“Die Geschichte wiederholt sich immer zweimal, right? Das erste Mal als Tragödie, das zweite Mal als Farce.”
Österreich als „Waffen Exportierender Energydrink-Hersteller mit Walzermusik im Hintergrund“ (oder so ähnlich): Die „Chronik der laufenden Entgleisungen – Austria revisited“ von Thomas Köck am Schauspielhaus Wien zeichnet ein Bild dessen, was Österreich 2023 auf die Bühne bringt. Mit dieser scharfen Diagnose zieht Köck das Publikum mitten hinein in die Betrachtung des politischen Diskurses des vergangenen Jahres – Jan war vor Ort.
Hard facts: 1h50min, keine Pause, Koproduktion mit dem Schauspielhaus Graz in Kooperation mit dem steirischen herbst, Regie: Marie Bues
Das Stück wirbelt die Zuschauer*innen wie die Kugel in einem Flipperautomaten durch politische Eskalationen und soziale Spannungen und wirkt dabei aufgeweckt und energiegeladen. “Aufgeweckt” beschreibt die Atmosphäre des Abends gut: Es ist ein dynamischer Sog aus Bewegung, Stimmen und Musik. Der Kerninhalt des Stückes ist eine Aneinanderreihung von Verbalattacken, es wird gesprungen, gesungen, getanzt, gelacht und gedacht. Dieser emotionale Wechsel belebt das Stück und fordert das Publikum zum ständigen Mitdenken auf. Politisches Expertenwissen ist hier nicht nötig, denn das Stück ist voller „Aha-Momente“. Immer wieder werden jüngste Ereignisse und Skandale der österreichischen Politik lebendig, sodass man sich denkt: „Moment mal, da war doch was…“
Die Inszenierung – intensiv und voller unbeantworteter Fragen:
Die Schauspieler*innen tragen nationale Trainingsanzüge und bewegen sich oft in verzerrten, verkrampften Gesten. Sind die Kostüme eine Anspielung auf die oft marginalisierte Arbeiterschicht mit Migrationshintergrund? Eine Verdeutlichung, dass die unterschiedlichen Charaktere eigentlich eine gemeinsame Figur darstellen? Oder einfach eine moderne Interpretation einer Uniform?
Die Bühne: ein transparenter Würfel. Ein gläserner Sarg für Ideen und Hoffnungen oder vielleicht auch nur eine minimalistische Kulisse, die die Bedeutung der gesprochenen und gespielten Botschaften unterstreicht?

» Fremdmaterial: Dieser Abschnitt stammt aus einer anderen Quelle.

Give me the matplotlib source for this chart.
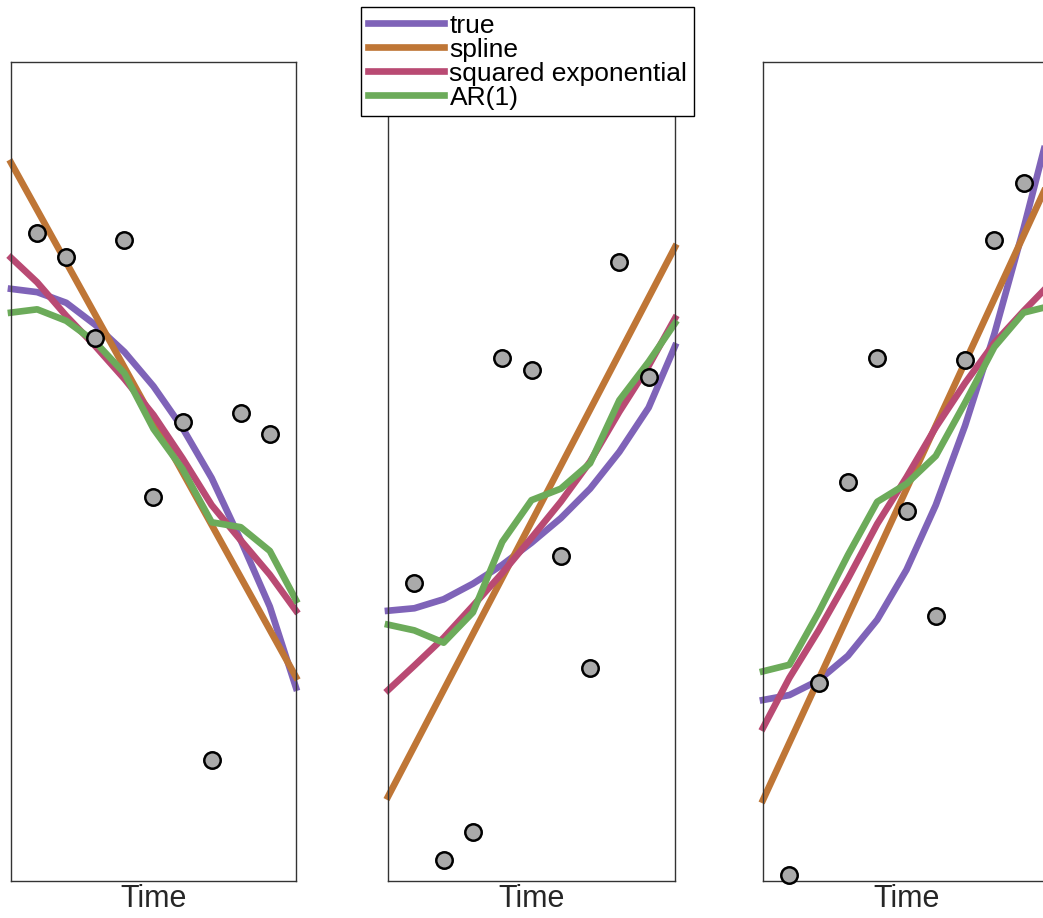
import numpy as np
import matplotlib
matplotlib.use('Agg')
import matplotlib.pyplot as plt

plt.rcParams['font.family'] = ['Liberation Sans', 'DejaVu Sans']

# time positions: observations at 1..9, curves evaluated on the panel edges too
T_OBS = [1, 2, 3, 4, 5, 6, 7, 8, 9]
T_CURVE = [0.1, 1, 2, 3, 4, 5, 6, 7, 8, 9, 9.9]
T_LINE = [0.1, 9.9]

# panel 1
obs1 = [7.91, 7.62, 6.63, 7.83, 4.69, 5.60, 1.48, 5.71, 5.46]
true1 = [7.23, 7.19, 7.06, 6.79, 6.46, 6.04, 5.53, 4.92, 4.16, 3.35, 2.36]
spline1 = [8.77, 2.49]
sqexp1 = [7.61, 7.31, 6.90, 6.53, 6.13, 5.69, 5.16, 4.59, 4.16, 3.74, 3.30]
ar1_1 = [6.94, 6.98, 6.84, 6.58, 6.20, 5.52, 5.03, 4.38, 4.32, 4.03, 3.43]

# panel 2
obs2 = [3.64, 0.26, 0.60, 6.39, 6.24, 3.97, 2.60, 7.56, 6.15]
true2 = [3.30, 3.33, 3.44, 3.63, 3.86, 4.13, 4.43, 4.79, 5.24, 5.78, 6.53]
spline2 = [1.03, 7.74]
sqexp2 = [2.33, 2.63, 2.97, 3.36, 3.76, 4.19, 4.63, 5.12, 5.73, 6.29, 6.87]
ar1_2 = [3.13, 3.06, 2.91, 3.28, 4.14, 4.65, 4.79, 5.10, 5.87, 6.34, 6.81]

# panel 3
obs3 = [0.07, 2.42, 4.87, 6.39, 4.52, 3.24, 6.36, 7.83, 8.52]
true3 = [2.21, 2.27, 2.45, 2.75, 3.19, 3.80, 4.59, 5.56, 6.68, 7.97, 9.22]
spline3 = [0.99, 8.58]
sqexp3 = [1.87, 2.48, 3.06, 3.69, 4.36, 4.93, 5.54, 6.08, 6.57, 6.96, 7.29]
ar1_3 = [2.56, 2.64, 3.28, 3.98, 4.63, 4.85, 5.19, 5.84, 6.52, 6.94, 7.02]

PANELS = [
    (obs1, true1, spline1, sqexp1, ar1_1),
    (obs2, true2, spline2, sqexp2, ar1_2),
    (obs3, true3, spline3, sqexp3, ar1_3),
]

COLORS = {
    "true": "#7f63b8",
    "spline": "#bf7636",
    "squared exponential": "#b94a73",
    "AR(1)": "#6cab5a",
}

W, H = 1043, 918
fig = plt.figure(figsize=(W / 100, H / 100), dpi=100)

lefts = [11, 388, 763]
widths = [285, 287, 287]
bottom_px, top_px = 881, 62

LW = 4.8
line_kw = dict(lw=LW, clip_on=False, zorder=2, solid_joinstyle="round", solid_capstyle="projecting")

handles = []
for i, (obs, tr, sp, se, ar) in enumerate(PANELS):
    ax = fig.add_axes([lefts[i] / W, (H - bottom_px) / H, widths[i] / W, (bottom_px - top_px) / H])
    ax.set_xlim(0.1, 9.9)
    ax.set_ylim(0, 10)
    h1, = ax.plot(T_CURVE, tr, color=COLORS["true"], **line_kw)
    h2, = ax.plot(T_LINE, sp, color=COLORS["spline"], **line_kw)
    h3, = ax.plot(T_CURVE, se, color=COLORS["squared exponential"], **line_kw)
    h4, = ax.plot(T_CURVE, ar, color=COLORS["AR(1)"], **line_kw)
    ax.scatter(T_OBS, obs, s=140, color="#aaaaaa", edgecolor="black", linewidth=1.8,
               zorder=5, clip_on=False)
    ax.set_xticks([])
    ax.set_yticks([])
    for s in ax.spines.values():
        s.set_color("#333333")
        s.set_linewidth(1.0)
    ax.set_xlabel("Time", fontsize=22, color="#262626", labelpad=2)
    if i == 0:
        handles = [h1, h2, h3, h4]

leg = fig.legend(handles, list(COLORS.keys()), loc="upper center",
                 bbox_to_anchor=(527.5 / W, 1 - 7 / H), borderaxespad=0,
                 fontsize=19, frameon=True, fancybox=False, edgecolor="black",
                 handlelength=2.9, handletextpad=0.2, labelspacing=0.0,
                 borderpad=0.25, framealpha=1)
leg.get_frame().set_linewidth(1.0)

fig.savefig("out.png", dpi=100)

Der Raum füllt sich mit einem Chaos aus Klang und Text, Stimmen, die mal im Chor, mal wirr durcheinander erklingen und einander oft übertönen. Es grenzt an ein Ding der Unmöglichkeit, alle Textpassagen herauszuhören, geschweige denn auch zu verstehen. Das Ergebnis ist eine leichte Reizüberflutung mit nicht immer klar zuordenbaren Botschaften. Dies könnte eine Anspielung auf die Absurdität des politischen Diskurses sein oder auch ein Stilmittel, um die große Fülle an Informationen, die das Stück in nur 1 Stunde und 50 Minuten präsentiert, zu verarbeiten. Musikalisch wird das Stück von elektronischen Beats begleitet, die das Geschehen sanft untermalen, vorwärtstreiben oder manchmal auch übertönen. Eine Verstärkung des unruhigen Rhythmus des Abends, der Dynamik und Zerrissenheit oder ein gewollter Beitrag zur Reizüberflutung der Zuschauer*innen?
Jede Beobachtung ist frei interpretierbar, jedes Detail könnte eine tiefere Meinung haben oder auch nur kompletter Zufall sein. Das ist allerdings auch das Spannende an experimentellen Stücken wie diesem: Wenn nicht klar ist, worum es genau geht, kann es um alles gehen und es entsteht Raum für individuelle Interpretation. Jede*r im Publikum kann sich ein Bild der Performance machen und darin etwas Eigenes entdecken – ein Detail, eine Bedeutung, die vielleicht nur für sie oder ihn resoniert.
Fazit: Eine Chronik für die “Bananenrepublik Österreich”
Das gesamte Stück wirkt somit uneinheitlich und zerrissen – und ist gerade dadurch umso interessanter und relevanter. Was will uns diese „Chronik“ überhaupt erzählen? Für wen ist sie gedacht?
Sie richtet sich an alle, die die österreichische politische Landschaft erahnen, verstehen oder sogar mitgestalten (wollen) und die bereit sind, sich auf einen intensiven Abend ohne klare Antworten einzulassen. „Die Chronik der laufenden Entgleisungen“ ist mehr als Theater – sie ist ein künstlerischer Weckruf: roh, unruhig, eindringlich und zutiefst provokativ.